In our exercise, the property used transforms the logarithmic equation into an exponential equation: from \( \log_x 81 = 2 \) to \( x^2 = 81 \). This shows how logarithms effectively simplify the problem, setting the stage for further solving.

An exponential equation is one where the variable appears in the exponent. Solving exponential equations often requires transforming them via logarithms or by equating the exponents after both sides of the equation have the same base.

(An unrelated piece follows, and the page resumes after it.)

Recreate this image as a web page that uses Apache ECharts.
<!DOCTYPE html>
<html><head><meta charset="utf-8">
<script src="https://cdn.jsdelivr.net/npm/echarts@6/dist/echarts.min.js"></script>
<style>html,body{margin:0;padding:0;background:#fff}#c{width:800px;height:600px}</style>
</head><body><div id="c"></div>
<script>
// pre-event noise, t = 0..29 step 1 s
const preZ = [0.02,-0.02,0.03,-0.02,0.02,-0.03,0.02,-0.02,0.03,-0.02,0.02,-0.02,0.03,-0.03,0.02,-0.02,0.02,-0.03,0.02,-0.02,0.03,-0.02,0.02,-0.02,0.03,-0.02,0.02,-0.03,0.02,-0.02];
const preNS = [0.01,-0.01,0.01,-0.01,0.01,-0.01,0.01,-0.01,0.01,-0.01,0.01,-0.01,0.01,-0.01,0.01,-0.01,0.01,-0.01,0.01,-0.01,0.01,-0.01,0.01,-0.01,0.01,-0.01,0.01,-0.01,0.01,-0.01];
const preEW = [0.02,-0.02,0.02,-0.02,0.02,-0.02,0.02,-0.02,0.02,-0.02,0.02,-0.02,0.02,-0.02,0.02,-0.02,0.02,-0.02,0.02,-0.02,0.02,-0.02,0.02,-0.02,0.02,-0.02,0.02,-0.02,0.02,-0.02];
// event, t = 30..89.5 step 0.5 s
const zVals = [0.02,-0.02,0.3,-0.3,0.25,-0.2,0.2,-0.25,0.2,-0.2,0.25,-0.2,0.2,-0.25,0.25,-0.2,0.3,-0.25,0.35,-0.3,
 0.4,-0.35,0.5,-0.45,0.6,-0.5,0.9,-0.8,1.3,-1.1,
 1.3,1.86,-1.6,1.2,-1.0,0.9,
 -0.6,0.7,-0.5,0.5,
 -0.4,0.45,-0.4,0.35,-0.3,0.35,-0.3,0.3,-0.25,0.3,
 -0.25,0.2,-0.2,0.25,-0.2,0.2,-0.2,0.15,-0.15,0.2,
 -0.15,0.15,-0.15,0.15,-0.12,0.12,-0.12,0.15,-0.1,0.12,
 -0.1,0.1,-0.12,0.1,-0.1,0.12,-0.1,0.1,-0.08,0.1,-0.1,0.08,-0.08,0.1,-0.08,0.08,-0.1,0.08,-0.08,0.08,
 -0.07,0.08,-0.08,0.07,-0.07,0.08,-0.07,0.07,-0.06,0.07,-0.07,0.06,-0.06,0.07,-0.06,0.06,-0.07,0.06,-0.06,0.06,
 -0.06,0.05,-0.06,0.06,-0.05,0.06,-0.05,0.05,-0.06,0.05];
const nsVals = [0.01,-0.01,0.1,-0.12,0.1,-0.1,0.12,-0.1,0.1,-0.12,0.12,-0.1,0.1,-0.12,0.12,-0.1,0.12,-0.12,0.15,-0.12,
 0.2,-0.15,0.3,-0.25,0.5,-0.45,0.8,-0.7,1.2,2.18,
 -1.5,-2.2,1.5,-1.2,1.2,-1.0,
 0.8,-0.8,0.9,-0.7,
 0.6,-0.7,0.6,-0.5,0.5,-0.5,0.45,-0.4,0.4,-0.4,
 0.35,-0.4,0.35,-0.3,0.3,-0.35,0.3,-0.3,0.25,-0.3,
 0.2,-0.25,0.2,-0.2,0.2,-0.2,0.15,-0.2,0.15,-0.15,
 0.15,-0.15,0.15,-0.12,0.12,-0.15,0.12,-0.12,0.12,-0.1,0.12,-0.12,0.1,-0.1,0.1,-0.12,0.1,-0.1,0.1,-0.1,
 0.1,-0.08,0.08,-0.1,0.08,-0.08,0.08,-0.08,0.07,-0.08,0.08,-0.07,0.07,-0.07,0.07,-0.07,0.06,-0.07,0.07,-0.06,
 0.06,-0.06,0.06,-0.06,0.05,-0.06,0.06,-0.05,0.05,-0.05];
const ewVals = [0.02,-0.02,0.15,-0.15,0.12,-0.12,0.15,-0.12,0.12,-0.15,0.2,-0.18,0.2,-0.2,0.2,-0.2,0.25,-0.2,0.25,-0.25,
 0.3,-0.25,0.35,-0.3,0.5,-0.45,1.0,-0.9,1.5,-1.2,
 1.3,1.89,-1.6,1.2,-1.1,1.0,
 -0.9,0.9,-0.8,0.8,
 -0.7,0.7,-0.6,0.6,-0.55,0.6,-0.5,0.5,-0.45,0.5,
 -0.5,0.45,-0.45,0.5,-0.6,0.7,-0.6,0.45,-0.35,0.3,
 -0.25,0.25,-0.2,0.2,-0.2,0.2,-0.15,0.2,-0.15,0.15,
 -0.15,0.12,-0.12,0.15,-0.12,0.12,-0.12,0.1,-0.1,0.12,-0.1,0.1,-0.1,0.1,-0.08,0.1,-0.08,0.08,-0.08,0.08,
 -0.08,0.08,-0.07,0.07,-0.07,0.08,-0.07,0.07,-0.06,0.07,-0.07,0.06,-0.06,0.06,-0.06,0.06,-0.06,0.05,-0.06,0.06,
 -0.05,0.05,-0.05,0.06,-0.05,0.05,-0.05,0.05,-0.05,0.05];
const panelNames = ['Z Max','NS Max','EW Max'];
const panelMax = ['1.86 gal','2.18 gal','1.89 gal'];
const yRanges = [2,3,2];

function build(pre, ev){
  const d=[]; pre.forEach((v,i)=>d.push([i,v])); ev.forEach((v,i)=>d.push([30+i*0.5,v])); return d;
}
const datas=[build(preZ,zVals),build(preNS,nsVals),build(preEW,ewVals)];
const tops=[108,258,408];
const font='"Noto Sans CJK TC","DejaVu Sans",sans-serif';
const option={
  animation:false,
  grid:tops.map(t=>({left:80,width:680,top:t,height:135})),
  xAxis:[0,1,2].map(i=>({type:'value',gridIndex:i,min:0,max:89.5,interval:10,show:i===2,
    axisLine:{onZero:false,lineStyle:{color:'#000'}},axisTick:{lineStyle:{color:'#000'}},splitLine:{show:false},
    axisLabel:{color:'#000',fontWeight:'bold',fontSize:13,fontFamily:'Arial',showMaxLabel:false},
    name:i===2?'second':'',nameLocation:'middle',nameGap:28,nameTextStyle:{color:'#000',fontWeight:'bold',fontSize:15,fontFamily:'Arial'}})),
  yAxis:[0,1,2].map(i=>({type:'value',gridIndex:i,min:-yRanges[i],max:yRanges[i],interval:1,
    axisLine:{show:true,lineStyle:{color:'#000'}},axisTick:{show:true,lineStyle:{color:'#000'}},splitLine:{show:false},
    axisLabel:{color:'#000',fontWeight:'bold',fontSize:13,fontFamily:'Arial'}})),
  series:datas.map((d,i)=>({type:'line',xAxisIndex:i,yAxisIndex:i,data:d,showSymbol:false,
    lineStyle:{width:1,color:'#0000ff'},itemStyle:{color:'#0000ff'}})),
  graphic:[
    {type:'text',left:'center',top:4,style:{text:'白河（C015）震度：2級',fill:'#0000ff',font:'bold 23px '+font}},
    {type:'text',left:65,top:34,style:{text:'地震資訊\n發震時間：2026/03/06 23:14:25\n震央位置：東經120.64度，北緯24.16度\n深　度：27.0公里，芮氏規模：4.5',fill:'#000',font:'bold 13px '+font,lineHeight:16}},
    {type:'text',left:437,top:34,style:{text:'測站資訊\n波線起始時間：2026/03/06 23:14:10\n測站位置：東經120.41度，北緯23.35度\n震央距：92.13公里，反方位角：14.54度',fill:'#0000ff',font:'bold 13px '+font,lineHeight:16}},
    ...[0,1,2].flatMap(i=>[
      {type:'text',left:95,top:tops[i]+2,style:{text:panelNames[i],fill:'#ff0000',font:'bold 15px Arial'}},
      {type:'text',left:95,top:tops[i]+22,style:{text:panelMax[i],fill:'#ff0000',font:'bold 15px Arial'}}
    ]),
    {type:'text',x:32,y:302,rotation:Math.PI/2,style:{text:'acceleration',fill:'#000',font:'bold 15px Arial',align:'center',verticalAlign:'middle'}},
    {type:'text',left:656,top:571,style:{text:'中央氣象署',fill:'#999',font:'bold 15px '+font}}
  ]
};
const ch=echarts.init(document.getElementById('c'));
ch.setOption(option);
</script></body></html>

For example, in the exercise, once we convert \( \log_x 81 = 2 \) to \( x^2 = 81 \), we have an exponential equation with \( x \) as the base.

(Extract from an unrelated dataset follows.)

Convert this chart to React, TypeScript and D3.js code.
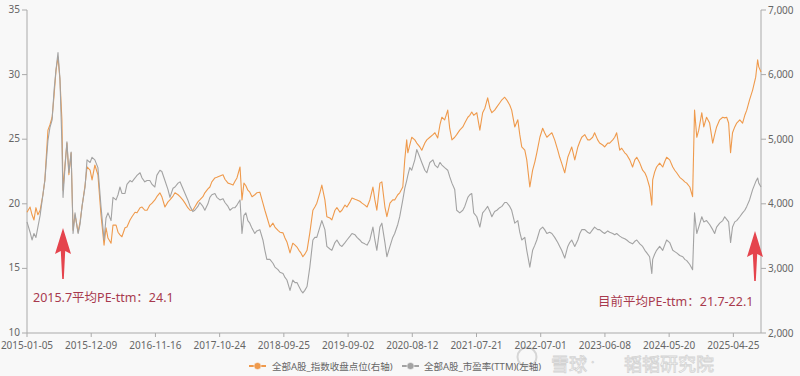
import React from "react";
import * as d3 from "d3";

// trading-day index from 2015-01-05 (category positions)
const dayIndex = [
  0, 11, 18, 25, 32, 39, 47, 57, 64, 75,
  82, 90, 97, 104, 111, 118, 125, 129, 136, 143,
  150, 158, 165, 172, 183, 190, 197, 208, 215, 226,
  233, 243, 254, 265, 276, 283, 290, 301, 308, 319,
  326, 333, 340, 351, 358, 369, 376, 387, 394, 405,
  412, 422, 430, 440, 448, 458, 465, 476, 483, 494,
  505, 512, 523, 530, 541, 548, 558, 566, 576, 584,
  594, 601, 612, 619, 630, 637, 648, 655, 662, 673,
  680, 691, 702, 709, 720, 727, 738, 745, 752, 763,
  770, 777, 784, 791, 798, 806, 816, 823, 834, 845,
  852, 859, 870, 881, 888, 899, 906, 917, 924, 931,
  942, 952, 960, 967, 974, 981, 988, 995, 1003, 1013,
  1024, 1031, 1038, 1049, 1056, 1067, 1074, 1085, 1092, 1103,
  1110, 1121, 1128, 1139, 1146, 1157, 1164, 1175, 1182, 1192,
  1200, 1210, 1218, 1228, 1239, 1246, 1253, 1264, 1271, 1282,
  1289, 1300, 1310, 1317, 1328, 1335, 1346, 1353, 1360, 1364,
  1371, 1378, 1389, 1396, 1407, 1414, 1425, 1432, 1443, 1454,
  1461, 1471, 1479, 1486, 1496, 1507, 1514, 1522, 1532, 1539,
  1550, 1561, 1568, 1579, 1586, 1593, 1600, 1611, 1622, 1632,
  1640, 1650, 1658, 1665, 1675, 1683, 1693, 1701, 1711, 1718,
  1729, 1736, 1747, 1758, 1765, 1772, 1783, 1790, 1801, 1811,
  1819, 1826, 1837, 1847, 1854, 1862, 1872, 1880, 1890, 1901,
  1908, 1915, 1926, 1937, 1944, 1951, 1962, 1973, 1980, 1987,
  1998, 2008, 2016, 2026, 2033, 2044, 2051, 2062, 2069, 2080,
  2087, 2098, 2105, 2112, 2123, 2130, 2141, 2148, 2159, 2169,
  2177, 2184, 2195, 2205, 2213, 2220, 2230, 2238, 2241, 2248,
  2255, 2266, 2277, 2284, 2291, 2302, 2313, 2320, 2327, 2338,
  2349, 2356, 2363, 2374, 2384, 2391, 2399, 2406, 2417, 2424,
  2434, 2445, 2456, 2463, 2470, 2481, 2492, 2499, 2506, 2513,
  2520, 2527, 2535, 2542, 2553, 2563, 2571, 2578, 2588, 2599,
  2610, 2617, 2621, 2629,
];

// 全部A股_指数收盘点位 (right axis)
const indexClose = [
  3870, 3950, 3830, 3750, 3940, 3830, 3900, 4140, 4370, 5140,
  5220, 5340, 5680, 6070, 6270, 5920, 5300, 4210, 4600, 4940,
  4450, 4790, 3590, 3830, 3560, 3720, 3950, 4290, 4570, 4520,
  4370, 4600, 4450, 3830, 3360, 3630, 3470, 3390, 3670, 3670,
  3560, 3520, 3490, 3630, 3640, 3750, 3800, 3870, 3860, 3940,
  3950, 3900, 3900, 3980, 4010, 4060, 4110, 4170, 4110, 3950,
  4030, 4060, 4120, 4170, 4140, 4110, 4060, 4010, 3940, 3900,
  3900, 3950, 4030, 4060, 4110, 4170, 4230, 4260, 4340, 4400,
  4410, 4430, 4450, 4380, 4320, 4310, 4290, 4350, 4400, 4570,
  4060, 4320, 4280, 4210, 4180, 4110, 4140, 4170, 4180, 4010,
  3900, 3800, 3640, 3700, 3640, 3590, 3560, 3550, 3470, 3410,
  3240, 3390, 3360, 3330, 3280, 3240, 3180, 3220, 3280, 3550,
  3900, 3950, 4010, 4170, 4290, 4060, 3800, 3780, 3750, 3900,
  3940, 3870, 3900, 3980, 3950, 4030, 4090, 4070, 4060, 4040,
  4010, 3980, 3950, 4060, 4260, 4060, 3900, 4320, 4340, 3950,
  3800, 4010, 4060, 4060, 4140, 4170, 4260, 4680, 4990, 4790,
  4910, 5030, 4990, 4940, 4880, 4830, 4940, 4990, 5030, 5070,
  5100, 5020, 5220, 5340, 5300, 5450, 5170, 4990, 5030, 5070,
  5140, 5190, 5250, 5340, 5370, 5420, 5370, 5410, 5140, 5410,
  5480, 5640, 5480, 5410, 5450, 5500, 5560, 5610, 5650, 5610,
  5530, 5450, 5190, 5300, 5070, 4880, 4830, 4680, 4260, 4520,
  4650, 4790, 5030, 5170, 5100, 5030, 5070, 5100, 4990, 4830,
  4720, 4630, 4480, 4720, 4800, 4880, 4680, 4880, 4960, 5030,
  5070, 4990, 4990, 5030, 5100, 4990, 4940, 4910, 4880, 4940,
  4940, 4990, 5030, 5100, 4830, 4860, 4790, 4760, 4680, 4570,
  4680, 4720, 4630, 4520, 4480, 4410, 4260, 3980, 4370, 4490,
  4570, 4630, 4570, 4650, 4720, 4680, 4570, 4520, 4480, 4410,
  4370, 4340, 4320, 4260, 4110, 5450, 5030, 5140, 5410, 5190,
  5340, 5250, 4940, 5070, 5190, 5300, 5340, 5330, 5340, 5250,
  4790, 5100, 5190, 5250, 5300, 5250, 5370, 5450, 5610, 5760,
  5960, 6230, 6120, 6040,
];

// 全部A股_市盈率(TTM) (left axis)
const peTTM = [
  18.6, 17.8, 17.2, 17.7, 17.4, 18.2, 19.1, 20.7, 21.8, 24.9,
  25.9, 26.5, 28.8, 30.4, 31.7, 29.7, 24.7, 20.5, 22.8, 24.8,
  22.4, 24.0, 17.7, 19.3, 17.7, 18.4, 19.8, 21.3, 23.4, 23.2,
  23.6, 23.4, 22.8, 19.8, 17.2, 18.9, 19.3, 18.7, 20.5, 20.3,
  20.7, 21.3, 20.8, 20.8, 21.5, 21.8, 21.7, 22.0, 22.2, 22.4,
  22.0, 21.7, 21.8, 21.8, 21.5, 21.3, 22.2, 22.6, 22.5, 21.8,
  21.1, 20.5, 21.2, 21.3, 21.6, 21.7, 21.2, 20.8, 20.3, 19.8,
  19.4, 19.5, 19.8, 20.1, 19.8, 19.5, 20.0, 20.5, 20.7, 20.8,
  20.5, 20.3, 20.4, 20.1, 19.8, 19.5, 19.7, 19.7, 19.9, 20.3,
  17.7, 19.1, 19.3, 18.7, 18.5, 18.1, 17.7, 17.9, 18.0, 17.2,
  16.4, 15.7, 15.7, 15.4, 15.1, 14.9, 14.7, 14.6, 14.3, 14.1,
  13.3, 14.1, 13.9, 13.9, 13.6, 13.3, 13.1, 13.3, 13.6, 15.1,
  17.2, 17.4, 17.4, 18.2, 18.7, 18.0, 16.7, 16.5, 16.4, 17.0,
  17.2, 16.8, 16.7, 17.0, 17.2, 17.5, 17.7, 17.6, 17.4, 17.2,
  17.0, 16.9, 16.8, 17.2, 18.2, 17.2, 16.4, 18.2, 18.5, 17.0,
  15.9, 16.7, 17.4, 17.7, 18.4, 19.0, 20.3, 21.2, 21.8, 22.2,
  22.8, 22.6, 23.4, 24.2, 23.6, 23.2, 22.6, 22.4, 23.2, 23.4,
  23.0, 22.8, 23.2, 23.0, 22.8, 22.6, 22.1, 21.6, 21.1, 19.5,
  19.3, 19.5, 19.8, 20.5, 20.7, 20.8, 19.3, 19.0, 18.2, 19.3,
  19.5, 19.8, 19.4, 19.0, 19.4, 19.5, 19.7, 19.8, 20.1, 20.1,
  19.8, 19.5, 18.5, 18.7, 17.8, 17.2, 17.4, 16.4, 15.1, 16.4,
  16.8, 17.2, 18.0, 18.2, 18.0, 17.7, 17.8, 17.7, 17.4, 17.0,
  16.7, 16.4, 15.8, 16.7, 17.0, 17.2, 16.7, 17.2, 17.7, 18.0,
  18.0, 17.8, 17.7, 18.0, 18.2, 18.0, 18.0, 17.8, 17.7, 17.9,
  17.8, 17.7, 17.6, 17.7, 17.5, 17.4, 17.3, 17.2, 17.0, 16.9,
  17.1, 17.2, 16.9, 16.7, 16.4, 16.2, 15.9, 14.6, 15.7, 16.1,
  16.4, 16.7, 16.4, 16.8, 17.2, 17.0, 16.4, 16.3, 16.2, 16.0,
  15.9, 15.7, 15.6, 15.3, 14.9, 19.3, 17.7, 18.2, 19.0, 18.6,
  18.7, 18.4, 18.0, 17.7, 18.2, 18.5, 18.7, 19.0, 18.8, 18.6,
  17.0, 18.2, 18.6, 18.7, 19.0, 19.3, 19.5, 19.8, 20.3, 21.1,
  21.7, 22.0, 21.6, 21.3,
];

const xTickLabels = [
  "2015-01-05", "2015-12-09", "2016-11-16", "2017-10-24", "2018-09-25", "2019-09-02",
  "2020-08-12", "2021-07-21", "2022-07-01", "2023-06-08", "2024-05-20", "2025-04-25",
];
const leftTicks = [10, 15, 20, 25, 30, 35];
const rightTicks = [2000, 3000, 4000, 5000, 6000, 7000];
const TOTAL_DAYS = 2629;
const LABEL_STEP = 230;

const seriesNames = ["全部A股_指数收盘点位(右轴)", "全部A股_市盈率(TTM)(左轴)"];
const noteLeft = "2015.7平均PE-ttm：24.1";
const noteRight = "目前平均PE-ttm：21.7-22.1";

const ORANGE = "#ef9a4c";
const GREY = "#a3a3a3";
const FONT = "'Noto Sans', 'Noto Sans CJK SC', sans-serif";

function arrowPath(cx: number, top: number, bottom: number) {
  const hw = 8;
  const hh = 26;
  return `M${cx},${top} L${cx + hw},${top + hh} L${cx + 2.2},${top + hh - 3} L${cx + 0.8},${bottom} L${cx - 0.8},${bottom} L${cx - 2.2},${top + hh - 3} L${cx - hw},${top + hh} Z`;
}

export default function App() {
  const W = 800, H = 376;
  const left = 27, right = 761, top = 10, bottom = 333;
  const x = d3.scaleLinear().domain([0, TOTAL_DAYS]).range([left, right]);
  const yL = d3.scaleLinear().domain([10, 35]).range([bottom, top]);
  const yR = d3.scaleLinear().domain([2000, 7000]).range([bottom, top]);

  const lineIdx = d3.line<number>().x((_, i) => x(dayIndex[i])).y((d) => yR(d));
  const linePE = d3.line<number>().x((_, i) => x(dayIndex[i])).y((d) => yL(d));
  const fmt = d3.format(",");
  const xTicks = xTickLabels.map((l, k) => ({ l, v: k * LABEL_STEP }));

  return (
    <svg width={W} height={H} style={{ position: "fixed", left: 0, top: 0, background: "#f8f8f8" }} fontFamily={FONT}>
      <rect width={W} height={H} fill="#f8f8f8" />
      {/* watermark (behind labels) */}
      <g opacity={0.7}>
        <circle cx={527} cy={357} r={9.5} fill="none" stroke="#c8c8c8" strokeWidth={2} />
        <text x={551} y={371} fontSize={18} fill="#ffffff" stroke="#c4c4c4" strokeWidth={0.8}>雪球</text>
        <text x={591} y={367} fontSize={13} fill="#ffffff" stroke="#c4c4c4" strokeWidth={0.8}>·</text>
        <text x={624} y={371} fontSize={18} fill="#ffffff" stroke="#c4c4c4" strokeWidth={0.8}>韬韬研究院</text>
      </g>
      {/* axes */}
      <line x1={left} x2={left} y1={top} y2={bottom} stroke="#aaa" />
      <line x1={right} x2={right} y1={top} y2={bottom} stroke="#aaa" />
      <line x1={left} x2={right} y1={bottom} y2={bottom} stroke="#aaa" />
      {leftTicks.map((t) => (
        <g key={"l" + t}>
          <line x1={left - 5} x2={left} y1={yL(t)} y2={yL(t)} stroke="#aaa" />
          <text x={left - 7} y={yL(t) + 3} fontSize={10} fill="#666" textAnchor="end">{t}</text>
        </g>
      ))}
      {rightTicks.map((t) => (
        <g key={"r" + t}>
          <line x1={right} x2={right + 5} y1={yR(t)} y2={yR(t)} stroke="#aaa" />
          <text x={right + 7} y={yR(t) + 3.5} fontSize={10} fill="#666">{fmt(t)}</text>
        </g>
      ))}
      {xTicks.map((t) => (
        <g key={t.l}>
          <line x1={x(t.v)} x2={x(t.v)} y1={bottom} y2={bottom + 4} stroke="#aaa" />
          <text x={x(t.v)} y={bottom + 16} fontSize={10} fill="#666" textAnchor="middle">{t.l}</text>
        </g>
      ))}
      {/* series */}
      <path d={lineIdx(indexClose) || ""} fill="none" stroke={ORANGE} strokeWidth={1.1} strokeLinejoin="round" />
      <path d={linePE(peTTM) || ""} fill="none" stroke={GREY} strokeWidth={1.1} strokeLinejoin="round" />
      {/* annotations */}
      <path d={arrowPath(63, 228, 279)} fill="#e5444d" />
      <path d={arrowPath(755, 231, 281)} fill="#e5444d" />
      <text x={33} y={302} fontSize={12.5} fill="#a83a4e">{noteLeft}</text>
      <text x={598} y={306} fontSize={12.5} fill="#a83a4e">{noteRight}</text>
      {/* legend */}
      <g fontSize={9.5} fill="#666">
        <line x1={249} x2={266} y1={366} y2={366} stroke={ORANGE} strokeWidth={2} />
        <circle cx={257.5} cy={366} r={3.6} fill={ORANGE} stroke="#f8f8f8" strokeWidth={0.6} />
        <text x={272} y={369.5}>{seriesNames[0]}</text>
        <line x1={402} x2={419} y1={366} y2={366} stroke={GREY} strokeWidth={2} />
        <circle cx={410.5} cy={366} r={3.6} fill={GREY} stroke="#f8f8f8" strokeWidth={0.6} />
        <text x={424} y={369.5}>{seriesNames[1]}</text>
      </g>
    </svg>
  );
}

• To solve it, we need recognition of perfect squares or can use logarithms to find the variable.
• In our example, \( x^2 = 81 \) directly implies \( x = 9 \) or \( x = -9 \) since 81 is \( 9^2 \).

Through this method, we harness the simplicity of powers and roots. Remember, the key here is reducing the complexity through transformation, such as the conversion from logarithmic to exponential form, making the solution path clearer and more straightforward.

In math problems like our exercise, the ultimate goal is often to solve for \( x \). Solving for \( x \) means finding the value of the variable that makes the equation true. In our scenario, we transformed the logarithmic equation \( \log_x 81 = 2 \) into \( x^2 = 81 \) for easier solving.

• Recognizing that \( x^2 = 81 \) is a perfect square, we find that \( x = 9 \) or \( x = -9 \).
• After solving, it’s crucial to validate potential solutions. As logarithmic bases must be positive and not equal to 1, correspondingly:

\( x = 9 \) is valid while \( x = -9 \) isn't valid since negative numbers cannot serve as bases for logarithmic functions. Hence, the solution, subjected to these constraints, is \( x = 9 \). This careful process of solving and verifying ensures accuracy and complete understanding of the problem at hand.